Brown hydrogen — Another of the worst offenders on the CI scale, brown hydrogen is called that only because it comes from lignite, which is coal that happens to be brown. So its carbon intensity score is just as high as black hydrogen.
Grey hydrogen — Accounting for over 90 percent of hydrogen production around the world, grey hydrogen is produced using a process called steam methane reforming (SMR). In this process, methane from natural gas reacts with high-temperature steam to produce hydrogen, carbon monoxide, and carbon dioxide. This represents the carbon intensity status quo we are trying to improve, where carbon dioxide and carbon monoxide are both freely released into the atmosphere. The main reason for the high CI score for grey hydrogen is the process energy for SMR comes from fossil fuel combustion. All that combustion results in a lot of emissions. This is why Syzygy is so excited about the possibility of using light instead of heat to produce hydrogen.
Turquoise hydrogen — Using a process termed pyrolysis, methane decomposes at very high temperatures to generate hydrogen and solid carbon. While pyrolysis produces no carbon dioxide, it again requires incredibly high temperatures. New technologies have plans to replace the heat from combustion with electrical heating which helps the CI score. And While the carbon intensity score of turquoise hydrogen is lower than some other colors on the wheel, the production process is new and has yet to scale.
Yellow hydrogen —This is hydrogen produced using electrolysis, which uses electricity to separate water molecules into hydrogen and oxygen. It is called yellow because producers use any available electricity, as opposed to using wind or solar renewable electricity exclusively. The carbon intensity score for yellow hydrogen could potentially be higher than that for black, brown, and grey hydrogen, and is definitely not not as good as blue or green.

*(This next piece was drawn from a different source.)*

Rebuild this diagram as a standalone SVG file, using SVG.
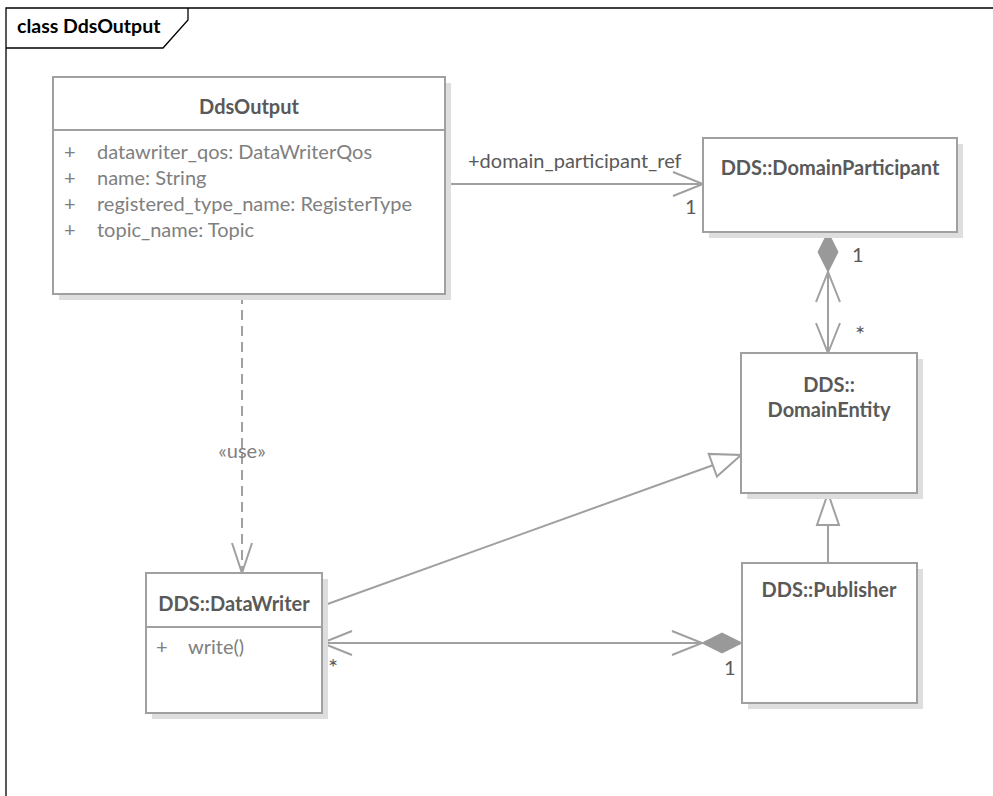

Pink hydrogen | purple hydrogen | red hydrogen — Depending on where you look, you will sometimes see references to pink, purple, or red hydrogen. They are all talking about the same thing. This is hydrogen produced from electrolysis where electricity in the electrolyzer is produced from nuclear power. With zero carbon emissions associated with this process, the carbon intensity score for pink, purple, and red hydrogen is excellent. However, current social, political, and safety concerns about nuclear power plants make these colors on the wheel less than attractive.
Blue hydrogen — While blue hydrogen is produced with steam methane reforming from natural gas or coal, it incorporates the capture and storage of carbon dioxide to improve its CI score. Carbon capture and sequestration (CSS) and carbon capture, utilization, and sequestration (CCUS) both call for collecting the carbon dioxide produced during the SMR process and storing it long-term in underground storage facilities. Blue hydrogen is promising in that it offers a low-carbon way to produce hydrogen under existing definitions. It can even be carbon negative if it uses renewable natural gas (waste gas which can be captured from landfills, agriculture operations, and wastewater treatment plants that would otherwise be emitted into the atmosphere). The biggest problem with blue hydrogen is finding proper storage near the hydrogen production plant. Without the right geological formations, storing carbon gases long term underground is a non starter.
Green hydrogen — Using electrolyzers and electricity exclusively from renewable sources (wind, solar, hydropower, etc.), green hydrogen has the best carbon intensity score of all the hydrogens on the color wheel. The problem is that green hydrogen production costs are at least 30 percent higher than blue hydrogen. Until the cost of green hydrogen comes down, it will struggle to gain adoption.